▶ Your objective
Nothing but the lines from the top of the data to the line holding "plt.rcParams['font.family'] = ['Liberation" should be printed, word for word and both ends included; leave the pictures out.

--- Begin ---

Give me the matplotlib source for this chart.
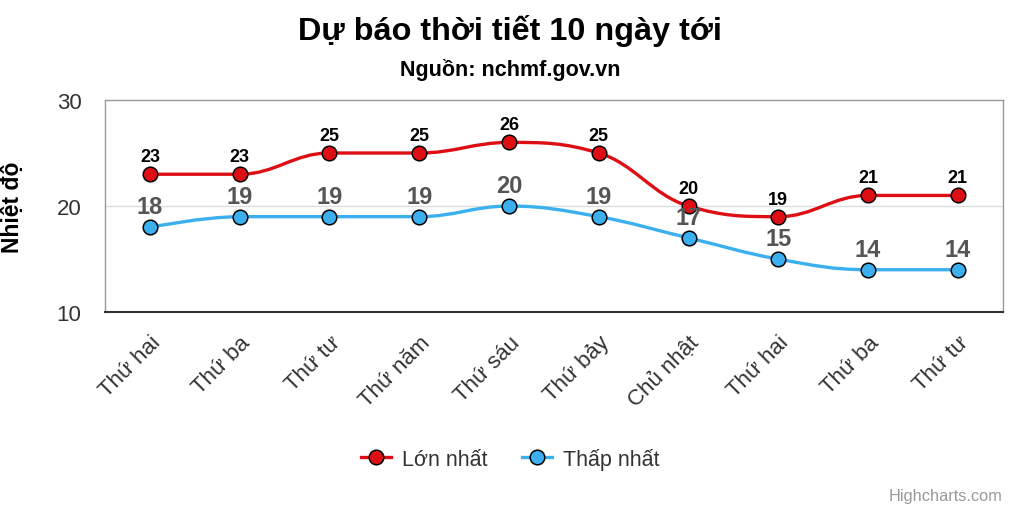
import numpy as np
import matplotlib
matplotlib.use('Agg')
import matplotlib.pyplot as plt
from matplotlib.path import Path
from matplotlib.patches import PathPatch

plt.rcParams['font.family'] = ['Liberation Sans', 'DejaVu Sans']

days = ['Thứ hai', 'Thứ ba', 'Thứ tư', 'Thứ năm', 'Thứ sáu', 'Thứ bảy',
        'Chủ nhật', 'Thứ hai', 'Thứ ba', 'Thứ tư']
temp_max = [23, 23, 25, 25, 26, 25, 20, 19, 21, 21]
temp_min = [18, 19, 19, 19, 20, 19, 17, 15, 14, 14]


def spline_path(xs, ys, smoothing=1.5):
    # Highcharts-style spline: bezier control points per point
    n = len(xs)
    denom = smoothing + 1
    left = [(xs[i], ys[i]) for i in range(n)]
    right = [(xs[i], ys[i]) for i in range(n)]
    for i in range(1, n - 1):
        lx, ly = xs[i - 1], ys[i - 1]
        px, py = xs[i], ys[i]
        nx, ny = xs[i + 1], ys[i + 1]
        lcx = (smoothing * px + lx) / denom
        lcy = (smoothing * py + ly) / denom
        rcx = (smoothing * px + nx) / denom
        rcy = (smoothing * py + ny) / denom
        if rcx != lcx:
            corr = (rcy - lcy) * (rcx - px) / (rcx - lcx) + py - rcy
            lcy += corr
            rcy += corr
        if lcy > ly and lcy > py:
            lcy = max(ly, py)
            rcy = 2 * py - lcy
        elif lcy < ly and lcy < py:
            lcy = min(ly, py)
            rcy = 2 * py - lcy
        if rcy > ny and rcy > py:
            rcy = max(ny, py)
            lcy = 2 * py - rcy
        elif rcy < ny and rcy < py:
            rcy = min(ny, py)
            lcy = 2 * py - rcy
        left[i] = (lcx, lcy)
        right[i] = (rcx, rcy)
    verts = [(xs[0], ys[0])]
    codes = [Path.MOVETO]
    for i in range(1, n):
        verts += [right[i - 1], left[i], (xs[i], ys[i])]
        codes += [Path.CURVE4] * 3
    return Path(verts, codes)


fig = plt.figure(figsize=(10.2, 5.1), dpi=100)
ax = fig.add_axes([0.103, 0.386, 0.880, 0.416])

x = np.arange(len(days))
red = '#dd0f14'
blue = '#3cb0ef'

for vals, col in [(temp_max, red), (temp_min, blue)]:
    ax.add_patch(PathPatch(spline_path(x, vals), facecolor='none',
                           edgecolor=col, lw=2.4, zorder=3))
    ax.plot(x, vals, 'o', color=col, markersize=10.5, markeredgecolor='black',
            markeredgewidth=1.1, zorder=4)

for xi, v in zip(x, temp_max):
    ax.annotate(str(v), (xi, v), xytext=(0, 6.5), textcoords='offset points',
                ha='center', va='bottom', fontsize=13, fontweight='bold',
                color='black', zorder=5)
for xi, v in zip(x, temp_min):
    ax.annotate(str(v), (xi, v), xytext=(0, 6.5), textcoords='offset points',
                ha='center', va='bottom', fontsize=17, fontweight='bold',
                color='#555555', zorder=5)

# legend proxies
ax.plot([], [], '-o', color=red, lw=2.4, markersize=10.5,
        markeredgecolor='black', markeredgewidth=1.1, label='Lớn nhất')
ax.plot([], [], '-o', color=blue, lw=2.4, markersize=10.5,
        markeredgecolor='black', markeredgewidth=1.1, label='Thấp nhất')

ax.set_xlim(-0.5, 9.5)
ax.set_ylim(10, 30)
ax.set_yticks([10, 20, 30])
ax.set_xticks(x)
ax.set_xticklabels(days, rotation=45, ha='right', rotation_mode='anchor')
ax.tick_params(axis='both', length=0, labelsize=16, colors='#333333')
ax.tick_params(axis='x', pad=14)
ax.tick_params(axis='y', pad=17)
ax.axhline(20, color='#dddddd', lw=1, zorder=1)

for s in ['left', 'top', 'right']:
    ax.spines[s].set_color('#999999')
    ax.spines[s].set_linewidth(1)
ax.spines['bottom'].set_color('#333333')
ax.spines['bottom'].set_linewidth(1.5)

fig.text(0.5, 0.939, 'Dự báo thời tiết 10 ngày tới', ha='center', va='center',
         fontsize=23.3, fontweight='bold', color='black')
fig.text(0.5, 0.863, 'Nguồn: nchmf.gov.vn', ha='center', va='center',
         fontsize=15.5, fontweight='bold', color='black')
fig.text(0.012, 0.594, 'Nhiệt độ', rotation=90, ha='center', va='center',
         fontsize=16.5, fontweight='bold', color='black')
fig.text(0.983, 0.027, 'Highcharts.com', ha='right', va='center',
         fontsize=11.8, color='#999999')

fig.legend(loc='center', bbox_to_anchor=(0.5, 0.098), ncol=2, frameon=False,
           fontsize=15.5, handlelength=1.4, handletextpad=0.5,
           columnspacing=1.6, labelcolor='#333333')

fig.savefig('out.png', dpi=100)
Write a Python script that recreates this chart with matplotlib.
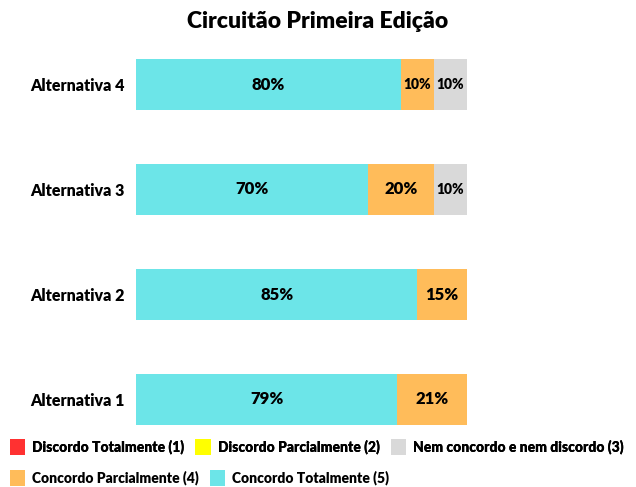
import matplotlib
matplotlib.use("Agg")
import matplotlib.pyplot as plt
from matplotlib.patches import Patch

plt.rcParams['font.family'] = ['Lato', 'DejaVu Sans']
plt.rcParams['font.weight'] = 'heavy'

# Data
categories = ["Alternativa 1", "Alternativa 2", "Alternativa 3", "Alternativa 4"]
series_names = ["Discordo Totalmente (1)", "Discordo Parcialmente (2)",
                "Nem concordo e nem discordo (3)", "Concordo Parcialmente (4)",
                "Concordo Totalmente (5)"]
discordo_total = [0, 0, 0, 0]
discordo_parcial = [0, 0, 0, 0]
nem = [0, 0, 10, 10]
concordo_parcial = [21, 15, 20, 10]
concordo_total = [79, 85, 70, 80]

colors = ["#FF3131", "#FFFF00", "#D9D9D9", "#FFBC5A", "#6CE5E8"]

fig = plt.figure(figsize=(6.36, 4.87), dpi=100)
ax = fig.add_axes([136 / 636, 35 / 487, 331 / 636, 420 / 487])

# stack order left to right: Concordo Totalmente, Concordo Parcialmente, Nem, Discordo...
stack = [(concordo_total, colors[4]), (concordo_parcial, colors[3]), (nem, colors[2]),
         (discordo_parcial, colors[1]), (discordo_total, colors[0])]
ypos = range(len(categories))
left = [0] * len(categories)
for values, col in stack:
    bars = ax.barh(ypos, values, left=left, color=col, height=0.49)
    for b, v in zip(bars, values):
        if v > 0:
            fs = 12 if v >= 15 else 10
            ax.text(b.get_x() + b.get_width() / 2, b.get_y() + b.get_height() / 2,
                    f"{v}%", ha="center", va="center", fontsize=fs, fontweight="heavy")
    left = [l + v for l, v in zip(left, values)]

ax.set_xlim(0, 100)
ax.set_ylim(-0.5, 3.5)
ax.set_yticks(list(ypos))
ax.set_yticklabels(categories, fontsize=11.5, fontweight="heavy")
ax.tick_params(axis="y", length=0, pad=8)
ax.set_xticks([])
for s in ax.spines.values():
    s.set_visible(False)

fig.text(0.5, 1 - 22 / 487, "Circuitão Primeira Edição", ha="center", va="center",
         fontsize=16.5, fontweight="heavy")

handles = [Patch(facecolor=c, edgecolor="none") for c in colors]
legend_kw = dict(frameon=False, handlelength=1.1, handleheight=1.3, handletextpad=0.5,
                 columnspacing=0.8, borderaxespad=0, borderpad=0,
                 prop={"size": 10, "weight": "heavy"})
leg1 = fig.legend(handles[:3], series_names[:3], ncol=3, loc="center left",
                  bbox_to_anchor=(10 / 636, 1 - 447 / 487), **legend_kw)
fig.add_artist(leg1)
fig.legend(handles[3:], series_names[3:], ncol=2, loc="center left",
           bbox_to_anchor=(10 / 636, 1 - 478 / 487), **legend_kw)

fig.savefig("out.png", dpi=100)
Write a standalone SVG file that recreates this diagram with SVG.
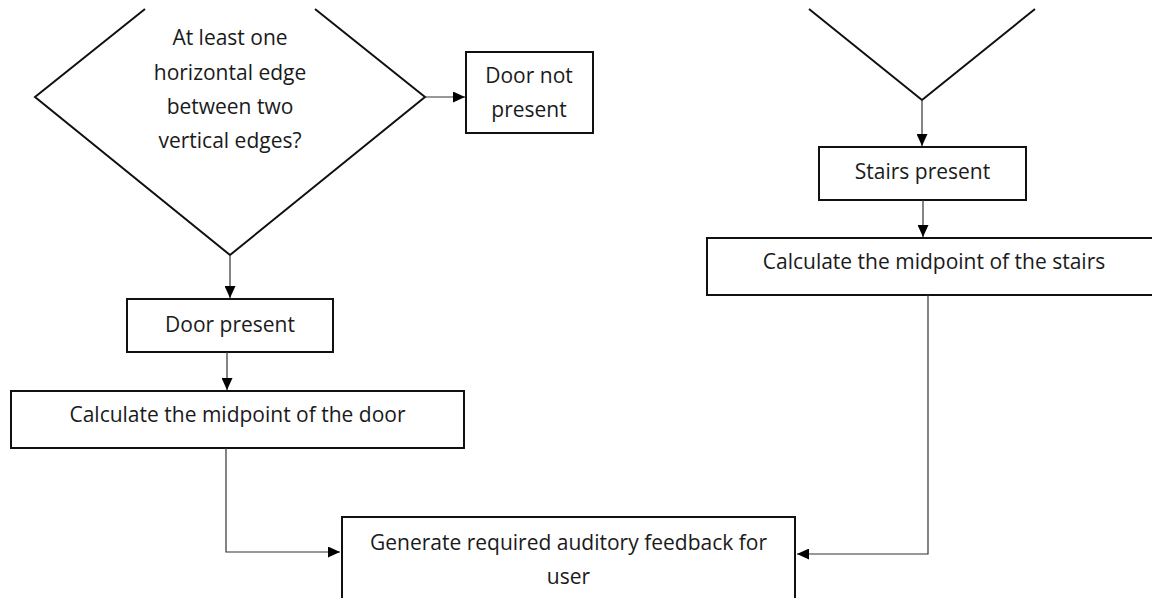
<svg xmlns="http://www.w3.org/2000/svg" width="1152" height="598" viewBox="0 0 1152 598">
<style>
.box{fill:#fff;stroke:#111;stroke-width:2}
.dia{fill:none;stroke:#111;stroke-width:2}
.con{fill:none;stroke:#333;stroke-width:1.2}
text{font-family:"Open Sans","Liberation Sans",sans-serif;font-size:21px;fill:#1a1a1a;text-anchor:middle}
</style>
<defs>
<marker id="ah" markerUnits="userSpaceOnUse" markerWidth="13" markerHeight="11" refX="12" refY="5.5" orient="auto">
<path d="M0,0 L12,5.5 L0,11 Z" fill="#000"/>
</marker>
</defs>
<rect width="1152" height="598" fill="#fff"/>
<g id="decision-door">
<polyline class="dia" points="145,9 35,97 230,255 425,97 315,9"/>
<text x="230" y="45">At least one</text>
<text x="230" y="80">horizontal edge</text>
<text x="230" y="114">between two</text>
<text x="230" y="148">vertical edges?</text>
</g>
<g id="decision-stairs">
<polyline class="dia" points="809,9 922,100 1035,9"/>
</g>
<g id="door-not-present">
<rect class="box" x="466" y="52" width="127" height="81"/>
<text x="529" y="83">Door not</text>
<text x="529" y="117">present</text>
</g>
<g id="door-present">
<rect class="box" x="127" y="299" width="206" height="53"/>
<text x="230" y="332">Door present</text>
</g>
<g id="calc-door">
<rect class="box" x="11" y="391" width="453" height="57"/>
<text x="237.5" y="422">Calculate the midpoint of the door</text>
</g>
<g id="stairs-present">
<rect class="box" x="819" y="147" width="207" height="53"/>
<text x="922.5" y="179">Stairs present</text>
</g>
<g id="calc-stairs">
<rect class="box" x="707" y="238" width="455" height="57"/>
<text x="934" y="269">Calculate the midpoint of the stairs</text>
</g>
<g id="feedback">
<rect class="box" x="342" y="517" width="453" height="90"/>
<text x="568.5" y="550">Generate required auditory feedback for</text>
<text x="568.5" y="584">user</text>
</g>
<g id="connectors">
<path class="con" d="M425,97 H465" marker-end="url(#ah)"/>
<path class="con" d="M230,256 V298" marker-end="url(#ah)"/>
<path class="con" d="M227,352 V390" marker-end="url(#ah)"/>
<path class="con" d="M226,448 V552 H340" marker-end="url(#ah)"/>
<path class="con" d="M922,101 V146" marker-end="url(#ah)"/>
<path class="con" d="M923,200 V237" marker-end="url(#ah)"/>
<path class="con" d="M928,295 V554 H797" marker-end="url(#ah)"/>
</g>
</svg>
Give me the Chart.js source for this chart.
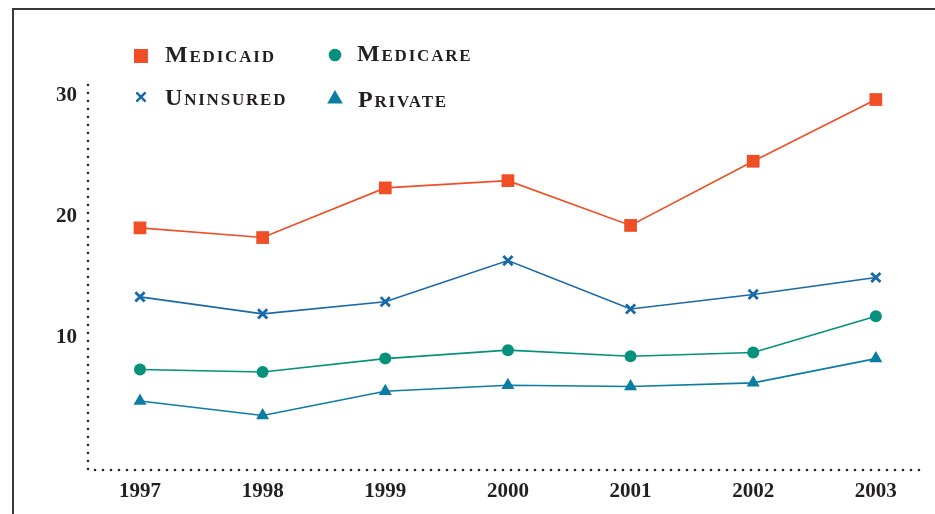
<!DOCTYPE html>
<html>
<head>
<meta charset="utf-8">
<script src="https://cdn.jsdelivr.net/npm/chart.js@4/dist/chart.umd.min.js"></script>
<style>
  html, body { margin: 0; padding: 0; background: #fff; }
  #wrap { position: relative; width: 935px; height: 514px; }
  #frame { position: absolute; left: 12px; top: 8px; right: 0; bottom: 0;
           border-top: 2px solid #3a3a3a; border-left: 2px solid #3a3a3a; }
  canvas { position: absolute; left: 0; top: 0; }
</style>
</head>
<body>
<div id="wrap">
  <div id="frame"></div>
  <canvas id="myChart" width="935" height="514"></canvas>
</div>
<script>
(() => {
    'use strict'

    // data
    const years = [1997, 1998, 1999, 2000, 2001, 2002, 2003]
    const medicaid = [19.1, 18.3, 22.4, 23.0, 19.3, 24.6, 29.7]
    const uninsured = [13.4, 12.0, 13.0, 16.4, 12.4, 13.6, 15.0]
    const medicare = [7.4, 7.2, 8.3, 9.0, 8.5, 8.8, 11.8]
    const privateIns = [4.8, 3.6, 5.6, 6.1, 6.0, 6.3, 8.3]
    const yTicks = [10, 20, 30]

    const serif = '"Liberation Serif", "DejaVu Serif", serif'
    const pts = arr => arr.map((v, i) => ({ x: years[i], y: v }))

    const series = [
        { label: 'Medicaid', data: medicaid, color: '#f04e25', style: 'rect', r: 9, bw: 0 },
        { label: 'Uninsured', data: uninsured, color: '#1769a8', style: 'crossRot', r: 6.5, bw: 2.8 },
        { label: 'Medicare', data: medicare, color: '#05917c', style: 'circle', r: 6, bw: 0 },
        { label: 'Private', data: privateIns, color: '#0b7ca3', style: 'triangle', r: 7.5, bw: 0 }
    ]

    // legend layout: [series index, marker x, marker y, text x, baseline]
    const legendSlots = [
        [0, 141, 56, 165, 62],
        [2, 335, 55, 357, 61],
        [1, 141, 97, 165, 105],
        [3, 335, 99, 358, 107]
    ]

    const frame = {
        id: 'frame',
        afterDraw(chart) {
            const { ctx, chartArea: a } = chart
            ctx.save()
            // dotted axes
            ctx.strokeStyle = '#222'
            ctx.lineWidth = 2.6
            ctx.lineCap = 'round'
            ctx.setLineDash([0, 8])
            ctx.beginPath()
            ctx.moveTo(a.left, a.top)
            ctx.lineTo(a.left, a.bottom)
            ctx.lineTo(a.right, a.bottom)
            ctx.stroke()
            ctx.setLineDash([])

            // legend
            ctx.font = 'small-caps bold 24px ' + serif
            ctx.letterSpacing = '1.8px'
            ctx.textBaseline = 'alphabetic'
            ctx.textAlign = 'left'
            legendSlots.forEach(([i, mx, my, tx, ty]) => {
                const s = series[i]
                ctx.fillStyle = s.color
                ctx.strokeStyle = s.color
                ctx.lineWidth = s.style === 'crossRot' ? 2.5 : 0
                Chart.helpers.drawPoint(ctx, {
                    pointStyle: s.style, radius: s.style === 'rect' ? 8 : s.r - 1,
                    rotation: 0, borderWidth: ctx.lineWidth
                }, mx, my)
                ctx.fillStyle = '#231f20'
                ctx.fillText(s.label, tx, ty)
            })
            ctx.restore()
        }
    }

    const myChart = new Chart(document.getElementById('myChart'), {
        type: 'line',
        data: {
            datasets: series.map(s => ({
                label: s.label,
                data: pts(s.data),
                borderColor: s.color,
                backgroundColor: s.color,
                borderWidth: 1.6,
                pointStyle: s.style,
                pointRadius: s.r,
                pointBorderWidth: s.bw,
                pointBackgroundColor: s.color,
                pointBorderColor: s.color,
                tension: 0
            }))
        },
        options: {
            responsive: false,
            animation: false,
            layout: { padding: { top: 85, right: 15, left: 0, bottom: 0 } },
            plugins: {
                legend: { display: false },
                tooltip: { enabled: false }
            },
            scales: {
                x: {
                    type: 'linear',
                    min: 1996.576,
                    max: 2003.36,
                    grid: { display: false, drawTicks: false },
                    border: { display: false },
                    afterBuildTicks: sc => { sc.ticks = years.map(v => ({ value: v })) },
                    afterFit: sc => { sc.height = 44 },
                    ticks: {
                        padding: 9,
                        color: '#231f20',
                        font: { family: serif, size: 21, weight: 'bold' },
                        callback: v => String(v)
                    }
                },
                y: {
                    min: -0.9,
                    max: 30.9,
                    grid: { display: false, drawTicks: false },
                    border: { display: false },
                    afterBuildTicks: sc => { sc.ticks = yTicks.map(v => ({ value: v })) },
                    afterFit: sc => { sc.width = 88 },
                    ticks: {
                        padding: 11,
                        color: '#231f20',
                        font: { family: serif, size: 21, weight: 'bold' }
                    }
                }
            }
        },
        plugins: [frame]
    })
})()
</script>
</body>
</html>
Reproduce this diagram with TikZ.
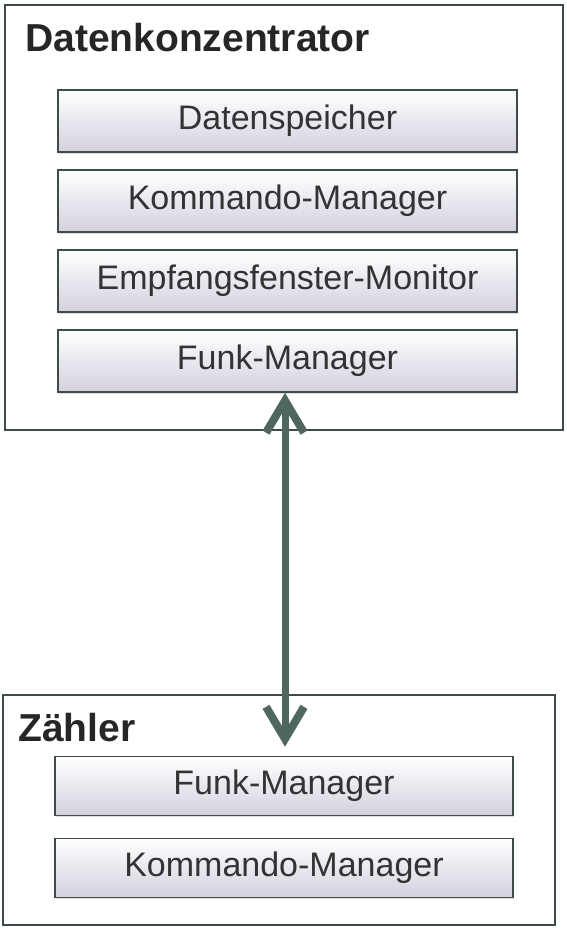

--- End ---

▶ Correct result
Give me the matplotlib source for this chart.
import numpy as np
import matplotlib
matplotlib.use('Agg')
import matplotlib.pyplot as plt
from matplotlib.path import Path
from matplotlib.patches import PathPatch

plt.rcParams['font.family'] = ['Liberation Sans', 'DejaVu Sans']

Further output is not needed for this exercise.